South Carolina just changed their abortion laws. Let’s talk.
In the last five years alone, more than 280 laws have been passed in 31 U.S. states that restrict or limit abortion access. In other words, it’s legally become more difficult to attain a safe abortion in some states today than it was 10 or 20 years ago.
Case in point, South Carolina, which just this week passed a law that bars women from getting an abortion after the 20th week, or fifth month, of pregnancy unless the mother’s life is in danger or the fetus is no longer viable. Governor Nikki Haley, who was previously hailed for her landmark decision to remove the Confederate flag from the South Carolina state capitol building, signed the bill into law on Wednesday. According to Politico, South Carolina now joins 13 other states with a similar law.
The tricky thing, is it would seem that this ruling violates Roe v. Wade — the Supreme Court case that made abortion legal — but one of the caveats of that ruling was that it allowed states to set restrictions on abortion based around viability. The legal cutoff is supposed to be 24-28 weeks (or six to seven months), but several states have pushed that cut off back to 20 weeks and face little to no consequences in the aftermath. What’s more, states like Texas, Ohio, and the Dakotas, are enacting increasingly “creative” laws that circumvent Roe v. Wade entirely, by putting limits not on women, but the abortion providers that help them.
This summer, the Supreme Court will hear Whole Woman’s Health v. Hellerstedt, a case that will analyze whether two anti-abortion laws passed in Texas in 2013 violate the Constitution.
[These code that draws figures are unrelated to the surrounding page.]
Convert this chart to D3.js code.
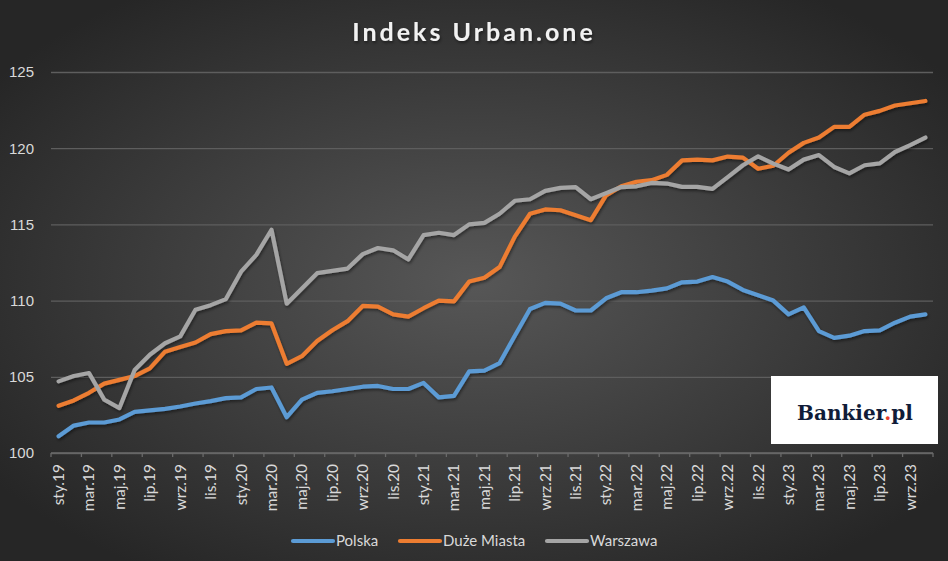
<!DOCTYPE html>
<html>
<head>
<meta charset="utf-8">
<script src="https://cdn.jsdelivr.net/npm/d3@7"></script>
<style>
  html, body { margin: 0; padding: 0; background: #333; }
  svg { display: block; font-family: Lato, "Open Sans", sans-serif; }
</style>
</head>
<body>
<div id="chart"></div>
<script>
const width = 948,
    height = 561,
    margin = ({ top: 72, right: 15, bottom: 108, left: 51 });

// Jan 2019 - Oct 2023, monthly
const monthNames = ["sty", "lut", "mar", "kwi", "maj", "cze", "lip", "sie", "wrz", "paź", "lis", "gru"];
const categories = [];
for (let y = 19; y <= 23; y++) {
  for (let m = 0; m < 12; m++) {
    if (y === 23 && m > 9) break;
    categories.push(monthNames[m] + "." + y);
  }
}

const seriesNames = ["Polska", "Duże Miasta", "Warszawa"];
const seriesColors = ["#5b9bd5", "#ed7d31", "#a5a5a5"];

const polska = [
  101.1, 101.8, 102.0, 102.0, 102.2, 102.7, 102.8, 102.9, 103.05, 103.25, 103.4, 103.6,
  103.65, 104.2, 104.3, 102.35, 103.5, 103.95, 104.05, 104.2, 104.35, 104.4, 104.2, 104.2,
  104.6, 103.65, 103.75, 105.35, 105.4, 105.9, 107.7, 109.45, 109.85, 109.8, 109.35, 109.35,
  110.15, 110.55, 110.55, 110.65, 110.8, 111.2, 111.25, 111.55, 111.25, 110.7, 110.35, 110.0,
  109.1, 109.55, 108.0, 107.55, 107.7, 108.0, 108.05, 108.55, 108.95, 109.1
];
const duzeMiasta = [
  103.1, 103.45, 103.95, 104.55, 104.8, 105.05, 105.55, 106.65, 106.95, 107.25, 107.8, 108.0,
  108.05, 108.55, 108.5, 105.85, 106.35, 107.35, 108.05, 108.65, 109.65, 109.6, 109.1, 108.95,
  109.5, 110.0, 109.95, 111.25, 111.5, 112.2, 114.2, 115.7, 115.98, 115.93, 115.6, 115.28,
  116.9, 117.5, 117.8, 117.9, 118.25, 119.2, 119.25, 119.2, 119.45, 119.38, 118.65, 118.85,
  119.7, 120.35, 120.7, 121.4, 121.4, 122.2, 122.45, 122.8, 122.95, 123.1
];
const warszawa = [
  104.7, 105.05, 105.25, 103.5, 102.95, 105.45, 106.45, 107.2, 107.65, 109.4, 109.7, 110.1,
  111.9, 113.0, 114.65, 109.8, 110.8, 111.8, 111.95, 112.1, 113.05, 113.45, 113.3, 112.7,
  114.3, 114.45, 114.3, 115.0, 115.1, 115.7, 116.55, 116.65, 117.2, 117.4, 117.45, 116.65,
  117.05, 117.45, 117.5, 117.72, 117.68, 117.46, 117.46, 117.33, 118.1, 118.88, 119.47, 118.99,
  118.6, 119.25, 119.55, 118.77, 118.35, 118.88, 119.0, 119.75, 120.2, 120.7
];
const yTicks = [100, 105, 110, 115, 120, 125];

const allSeries = [polska, duzeMiasta, warszawa];

const svg = d3.select("#chart")
  .append("svg")
  .attr("width", width)
  .attr("height", height)
  .attr("viewBox", [0, 0, width, height]);

const defs = svg.append("defs");
const bg = defs.append("radialGradient")
  .attr("id", "bg")
  .attr("cx", "50%").attr("cy", "50%").attr("r", "62%");
bg.append("stop").attr("offset", "0%").attr("stop-color", "#575757");
bg.append("stop").attr("offset", "100%").attr("stop-color", "#262626");

const shadow = defs.append("filter").attr("id", "shadow")
  .attr("x", "-5%").attr("y", "-5%").attr("width", "110%").attr("height", "110%");
shadow.append("feDropShadow")
  .attr("dx", 1).attr("dy", 2).attr("stdDeviation", 1.5)
  .attr("flood-color", "#000").attr("flood-opacity", 0.45);

svg.append("rect")
  .attr("width", width)
  .attr("height", height)
  .attr("fill", "url(#bg)");

let x = d3.scaleBand()
  .domain(categories)
  .range([margin.left, width - margin.right]);

let y = d3.scaleLinear()
  .domain([100, 125])
  .range([height - margin.bottom, margin.top]);

// y grid + labels
svg.append("g")
  .attr("transform", `translate(${margin.left},0)`)
  .call(d3.axisLeft(y)
    .tickValues(yTicks)
    .tickSize(-(width - margin.right - margin.left))
    .tickPadding(17))
  .call(g => g.select(".domain").remove())
  .call(g => g.selectAll(".tick line").attr("stroke", "#5e5e5e").attr("stroke-width", 1.3))
  .call(g => g.selectAll(".tick text")
    .attr("fill", "#d9d9d9")
    .attr("font-size", 15));

// x axis line and tick marks (every 2 months, on category boundaries)
const xAxis = svg.append("g")
  .attr("transform", `translate(0,${height - margin.bottom})`);

xAxis.append("line")
  .attr("x1", margin.left)
  .attr("x2", width - margin.right)
  .attr("stroke", "#6a6a6a")
  .attr("stroke-width", 1.3);

xAxis.selectAll(".tk")
  .data(categories.filter((d, i) => i % 2 === 0).concat(["__end"]))
  .join("line")
  .attr("class", "tk")
  .attr("x1", d => d === "__end" ? width - margin.right : x(d))
  .attr("x2", d => d === "__end" ? width - margin.right : x(d))
  .attr("y1", 0)
  .attr("y2", 4)
  .attr("stroke", "#6a6a6a")
  .attr("stroke-width", 1.3);

xAxis.selectAll(".lbl")
  .data(categories.filter((d, i) => i % 2 === 0))
  .join("text")
  .attr("class", "lbl")
  .attr("transform", d => `translate(${x(d) + x.bandwidth() / 2},11) rotate(-90)`)
  .attr("text-anchor", "end")
  .attr("dy", "0.35em")
  .attr("fill", "#d9d9d9")
  .attr("font-size", 15.5)
  .text(d => d);

// lines
let line = d3.line()
  .x((d, i) => x(categories[i]) + x.bandwidth() / 2)
  .y(d => y(d));

svg.append("g")
  .attr("filter", "url(#shadow)")
  .selectAll("path")
  .data(allSeries)
  .join("path")
  .attr("d", line)
  .attr("fill", "none")
  .attr("stroke", (d, i) => seriesColors[i])
  .attr("stroke-width", 4.2)
  .attr("stroke-linejoin", "round")
  .attr("stroke-linecap", "round");

// title
svg.append("text")
  .attr("x", width / 2)
  .attr("y", 41)
  .attr("text-anchor", "middle")
  .attr("fill", "#f2f2f2")
  .attr("font-size", 25)
  .attr("font-weight", "bold")
  .attr("letter-spacing", 3)
  .attr("filter", "url(#shadow)")
  .text("Indeks Urban.one");

// legend
const legendX = [293, 400, 547];
const legend = svg.append("g")
  .selectAll("g")
  .data(seriesNames)
  .join("g")
  .attr("transform", (d, i) => `translate(${legendX[i]},541)`);

legend.append("line")
  .attr("x1", 0).attr("x2", 40)
  .attr("stroke", (d, i) => seriesColors[i])
  .attr("stroke-width", 4.2)
  .attr("stroke-linecap", "round");

legend.append("text")
  .attr("x", 43)
  .attr("dy", "0.35em")
  .attr("fill", "#d9d9d9")
  .attr("font-size", 15)
  .text(d => d);

// logo box
const logo = svg.append("g").attr("transform", "translate(771,376)");
logo.append("rect")
  .attr("width", 167)
  .attr("height", 68)
  .attr("fill", "#ffffff");
const logoText = logo.append("text")
  .attr("x", 84)
  .attr("y", 44)
  .attr("text-anchor", "middle")
  .attr("font-family", "'DejaVu Serif', 'Liberation Serif', serif")
  .attr("font-weight", "bold")
  .attr("font-size", 20)
  .attr("fill", "#101c38");
logoText.append("tspan").text("Bankier");
logoText.append("tspan").attr("fill", "#e8412c").text(".");
logoText.append("tspan").text("pl");
</script>
</body>
</html>
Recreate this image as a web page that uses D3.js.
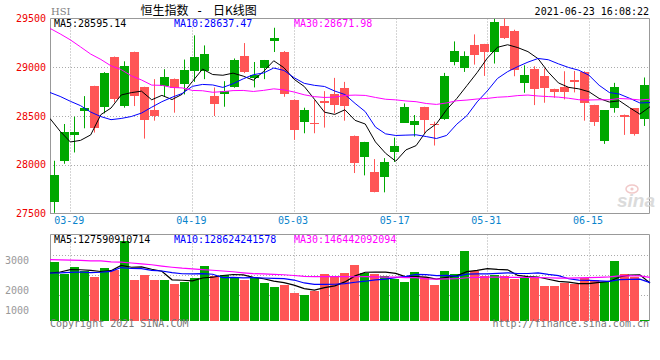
<!DOCTYPE html>
<html><head><meta charset="utf-8">
<script src="https://cdn.jsdelivr.net/npm/d3@7"></script>
<style>html,body{margin:0;padding:0;background:#fff;} svg{display:block;}</style>
</head><body><svg id="c" width="660" height="360"></svg>
<script>
// ---------- data ----------
const dates = ["03-25","03-26","03-29","03-30","03-31","04-01","04-07","04-08","04-09","04-12",
"04-13","04-14","04-15","04-16","04-19","04-20","04-21","04-22","04-23","04-26",
"04-27","04-28","04-29","04-30","05-03","05-04","05-05","05-06","05-07","05-10",
"05-11","05-12","05-13","05-14","05-17","05-18","05-20","05-21","05-24","05-25",
"05-26","05-27","05-28","05-31","06-01","06-02","06-03","06-04","06-07","06-08",
"06-09","06-10","06-11","06-15","06-16","06-17","06-18","06-21","06-22","06-23"];
const open  = [27625,28041,28305,28551,28806,28592,29102,28602,29153,28796,
28561,28806,28881,28830,28959,28959,28704,28721,28799,29112,
28895,28993,29268,29156,28663,28432,28425,28653,28721,28783,
28296,28075,27929,27870,28125,28432,28408,28589,28420,28466,
29054,28993,29224,29235,29156,29418,29367,28840,28987,28908,
28776,28793,28867,28952,28612,28238,28585,28510,28579,28466];
const high  = [28041,28418,28493,28704,28810,28950,29110,29061,29160,28800,
28878,28980,28885,29079,29327,29224,28793,28857,29090,29248,
29054,29075,29405,29166,28670,28585,28663,28755,28891,28850,
28300,28235,28058,28068,28279,28629,28510,28595,28442,28942,
29265,29163,29337,29240,29497,29520,29385,29020,29010,28987,
28780,28959,28962,28959,28615,28561,28840,28515,28582,28895];
const low   = [27507,28010,28126,28374,28330,28527,28640,28585,28602,28268,
28452,28697,28534,28721,28850,28878,28500,28595,28790,28940,
28793,28878,29156,28697,28255,28323,28323,28381,28527,28452,
27915,27891,27717,27717,28028,28430,28289,28323,28197,28460,
29020,28952,29027,28911,29038,29290,28908,28738,28612,28636,
28687,28670,28742,28452,28398,28214,28534,28306,28299,28398];
const close = [27900,28336,28338,28578,28378,28939,28675,29008,28699,28453,
28497,28901,28793,28970,29106,29136,28622,28755,29079,28953,
28925,29072,29303,28725,28358,28557,28418,28637,28611,28596,
28014,28231,27719,28028,28190,28594,28450,28458,28412,28911,
29166,29113,29124,29152,29468,29297,28966,28918,28787,28781,
28743,28739,28842,28639,28437,28559,28801,28489,28310,28817];
// closes of the 29 sessions before 03-25 (for the moving averages)
const priorClose = [30038,30173,30746,30584,30595,30644,30156,30632,29718,30074,
28980,29452,29095,29880,29236,29098,28540,28773,28907,29236,
28739,28833,29027,29034,29405,28991,28885,28497,28098];
// turnover, 亿 HKD
const volume = [1970,1576,1801,1667,1475,1778,1710,2677,1374,1542,
1374,1374,1239,1306,1441,1845,1508,1532,1465,1374,
1441,1273,1138,1219,936,869,1003,1566,1508,1609,
1879,1609,1576,1508,1407,1306,1643,1475,1205,1677,
1576,2350,1677,1508,1542,1508,1407,1475,1441,1162,
1162,1273,1239,1441,1374,1306,2013,1576,1475,10];
const priorVolume = [1900,2050,1850,2000,1937,2600,2900,2300,2500,2200,
2700,2400,2300,2150,2450,2250,2252,2250,2450,2300,
1500,1650,1550,1700,1645,1405,1400,1690,1580];
const priceTicks = [27500,28000,28500,29000,29500];
const priceGrid = [28000,28500,29000];
const dateTicks = ["03-29","04-19","05-03","05-17","05-31","06-15"];
const volTickLabels = [3000,2000,1000];
const maPeriods = [5,10,30];
const maColors = ["#000000","#0000ff","#ff00ff"];
const priceMaText = ["MA5:28595.14","MA10:28637.47","MA30:28671.98"];
const volMaText = ["MA5:127590910714","MA10:128624241578","MA30:146442092094"];
const titleText = "恒生指数";
const titleText2 = "日K线图";
const codeText = "HSI";
const timeText = "2021-06-23 16:08:22";

// ---------- layout ----------
const L = 50, R = 650;
const pTop = 18.5, pBot = 213.5;
const vTop = 234.5, vBot = 321;
const UP = "#00a800", DOWN = "#ff5555";
const GRID = "#aaaaaa", BORDER = "#999999";
const mono = "'DejaVu Sans Mono', monospace";

const svg = d3.select("#c");
const xb = d3.scaleBand().domain(dates).range([L, R]).padding(0);
const xp = d3.scalePoint().domain(dates).range([L, R]);
const yp = d3.scaleLinear().domain([27500, 29500]).range([pBot, pTop]);
const yv = d3.scaleLinear().domain([0, 2900]).range([vBot, vTop]);
const yvLab = d3.scaleLinear().domain([1000, 2000, 3000]).range([310.3, 290.3, 260.3]);

function movingAvg(prior, vals, n) {
  const all = prior.concat(vals), P = prior.length;
  return vals.map((_, i) => d3.mean(all.slice(P + i - n + 1, P + i + 1)));
}
const isUp = close.map((c, i) => c >= open[i]);

svg.append("defs").append("clipPath").attr("id", "pclip")
  .append("rect").attr("x", L).attr("y", pTop).attr("width", R - L).attr("height", pBot - pTop);

// ---------- price panel ----------
const gp = svg.append("g");
// grid
gp.selectAll(".hg").data(priceGrid).join("line")
  .attr("x1", L).attr("x2", R).attr("y1", d => Math.round(yp(d)) + 0.5).attr("y2", d => Math.round(yp(d)) + 0.5)
  .attr("stroke", GRID).attr("stroke-dasharray", "1,2");
gp.selectAll(".vg").data(dateTicks).join("line")
  .attr("x1", d => Math.round(xp(d)) + 0.5).attr("x2", d => Math.round(xp(d)) + 0.5)
  .attr("y1", pTop).attr("y2", pBot)
  .attr("stroke", GRID).attr("stroke-dasharray", "1,2");
// border
gp.append("path").attr("d", `M${L+0.5},${pBot} V${pTop} H${R-0.5} V${pBot} H${L}`)
  .attr("fill", "none").attr("stroke", BORDER);

// watermark
const wm = svg.append("g").attr("opacity", 0.9);
wm.append("text").attr("x", 617).attr("y", 207).text("sina")
  .attr("font-family", "'Liberation Sans', Arial, sans-serif").attr("font-style", "italic")
  .attr("font-weight", "bold").attr("font-size", 19).attr("fill", "#d8d8d8");
wm.append("ellipse").attr("cx", 632).attr("cy", 189).attr("rx", 6).attr("ry", 4)
  .attr("fill", "none").attr("stroke", "#f0c4c4").attr("stroke-width", 1.5);
wm.append("circle").attr("cx", 632).attr("cy", 189).attr("r", 1.6).attr("fill", "#f0c4c4");

// candles
const gc = gp.append("g").attr("clip-path", "url(#pclip)");
gc.selectAll(".wick").data(dates).join("line")
  .attr("x1", d => xb(d) + 4.5).attr("x2", d => xb(d) + 4.5)
  .attr("y1", (d, i) => yp(high[i])).attr("y2", (d, i) => yp(low[i]))
  .attr("stroke", (d, i) => isUp[i] ? UP : DOWN).attr("stroke-width", 1);
gc.selectAll(".body").data(dates).join("rect")
  .attr("x", d => xb(d)).attr("width", xb.bandwidth() - 1)
  .attr("y", (d, i) => Math.round(yp(Math.max(open[i], close[i]))))
  .attr("height", (d, i) => Math.max(1, Math.round(Math.abs(yp(open[i]) - yp(close[i])))))
  .attr("fill", (d, i) => isUp[i] ? UP : DOWN).attr("shape-rendering", "crispEdges");

// price MAs
maPeriods.forEach((n, k) => {
  const ma = movingAvg(priorClose, close, n);
  gc.append("path").datum(ma)
    .attr("d", d3.line().x((d, i) => xp(dates[i])).y(d => yp(d)))
    .attr("fill", "none").attr("stroke", maColors[k]).attr("stroke-width", 1);
});

// price labels
svg.selectAll(".pl").data(priceTicks).join("text")
  .attr("x", 46).attr("y", d => yp(d)).attr("dy", "0.35em").attr("text-anchor", "end")
  .attr("font-family", mono).attr("font-size", 10).attr("fill", "#ee0000").text(d => d);
svg.selectAll(".dl").data(dateTicks).join("text")
  .attr("x", d => xp(d) - 1).attr("y", 224).attr("text-anchor", "middle")
  .attr("font-family", mono).attr("font-size", 10).attr("fill", "#0a84cc").text(d => d);

// header
svg.append("text").attr("x", 51).attr("y", 15).text(codeText)
  .attr("font-family", "'DejaVu Serif', serif").attr("font-size", 10).attr("fill", "#808080");
svg.append("text").attr("x", 140.5).attr("y", 15).text(titleText)
  .attr("font-family", "'Noto Sans CJK SC', sans-serif").attr("font-size", 12).attr("fill", "#000");
svg.append("text").attr("x", 196).attr("y", 15).text("-")
  .attr("font-family", mono).attr("font-size", 12).attr("fill", "#000");
svg.append("text").attr("x", 213).attr("y", 15).text(titleText2)
  .attr("font-family", "'Noto Sans CJK SC', sans-serif").attr("font-size", 12).attr("fill", "#000");
svg.append("text").attr("x", 649).attr("y", 15).attr("text-anchor", "end").text(timeText)
  .attr("font-family", mono).attr("font-size", 10).attr("fill", "#000");
const maX = [54, 174, 294];
priceMaText.forEach((t, k) => svg.append("text").attr("x", maX[k]).attr("y", 27).text(t)
  .attr("font-family", mono).attr("font-size", 10).attr("fill", maColors[k]));

// ---------- volume panel ----------
const gv = svg.append("g");
[21, 41, 61].forEach(off => gv.append("line")
  .attr("x1", L).attr("x2", R).attr("y1", vTop + off).attr("y2", vTop + off)
  .attr("stroke", GRID).attr("stroke-dasharray", "1,2"));
gv.selectAll(".vvg").data(dateTicks).join("line")
  .attr("x1", d => Math.round(xp(d)) + 0.5).attr("x2", d => Math.round(xp(d)) + 0.5)
  .attr("y1", vTop).attr("y2", vBot)
  .attr("stroke", GRID).attr("stroke-dasharray", "1,2");
gv.append("path").attr("d", `M${L+0.5},${vBot} V${vTop} H${R-0.5} V${vBot}`)
  .attr("fill", "none").attr("stroke", BORDER);
gv.selectAll(".vb").data(dates).join("rect")
  .attr("x", d => xb(d)).attr("width", xb.bandwidth() - 1)
  .attr("y", (d, i) => Math.min(vBot - 1, Math.round(yv(volume[i]))))
  .attr("height", (d, i) => Math.max(1, vBot - Math.round(yv(volume[i]))))
  .attr("fill", (d, i) => isUp[i] ? UP : DOWN).attr("shape-rendering", "crispEdges");
maPeriods.forEach((n, k) => {
  const ma = movingAvg(priorVolume, volume, n);
  gv.append("path").datum(ma)
    .attr("d", d3.line().x((d, i) => xp(dates[i])).y(d => yv(d)))
    .attr("fill", "none").attr("stroke", maColors[k]).attr("stroke-width", 1.2);
});
volMaText.forEach((t, k) => svg.append("text").attr("x", maX[k]).attr("y", 243).text(t)
  .attr("font-family", mono).attr("font-size", 10).attr("fill", maColors[k]));
svg.selectAll(".vl").data(volTickLabels).join("text")
  .attr("x", 29).attr("y", d => yvLab(d)).attr("dy", "0.35em").attr("text-anchor", "end")
  .attr("font-family", mono).attr("font-size", 10).attr("fill", "#999").text(d => d);

// footer
svg.append("text").attr("x", 50).attr("y", 327).text("Copyright 2021 SINA.COM")
  .attr("font-family", mono).attr("font-size", 10).attr("fill", "#777");
svg.append("text").attr("x", 649).attr("y", 327).attr("text-anchor", "end").text("http://finance.sina.com.cn")
  .attr("font-family", mono).attr("font-size", 10).attr("fill", "#777");
</script></body></html>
The case concerns Targeted Regulation of Abortion Providers, or TRAP laws, which restrict the ability of abortion providers to provide their much-needed services by requiring them to jump through regulatory hoops. If the Supreme Court should rule in favor of Whole Woman’s Health, it could reverse many of the laws that have placed an “undue burden” on women seeking abortions. We will be following that case, and that ruling, closely.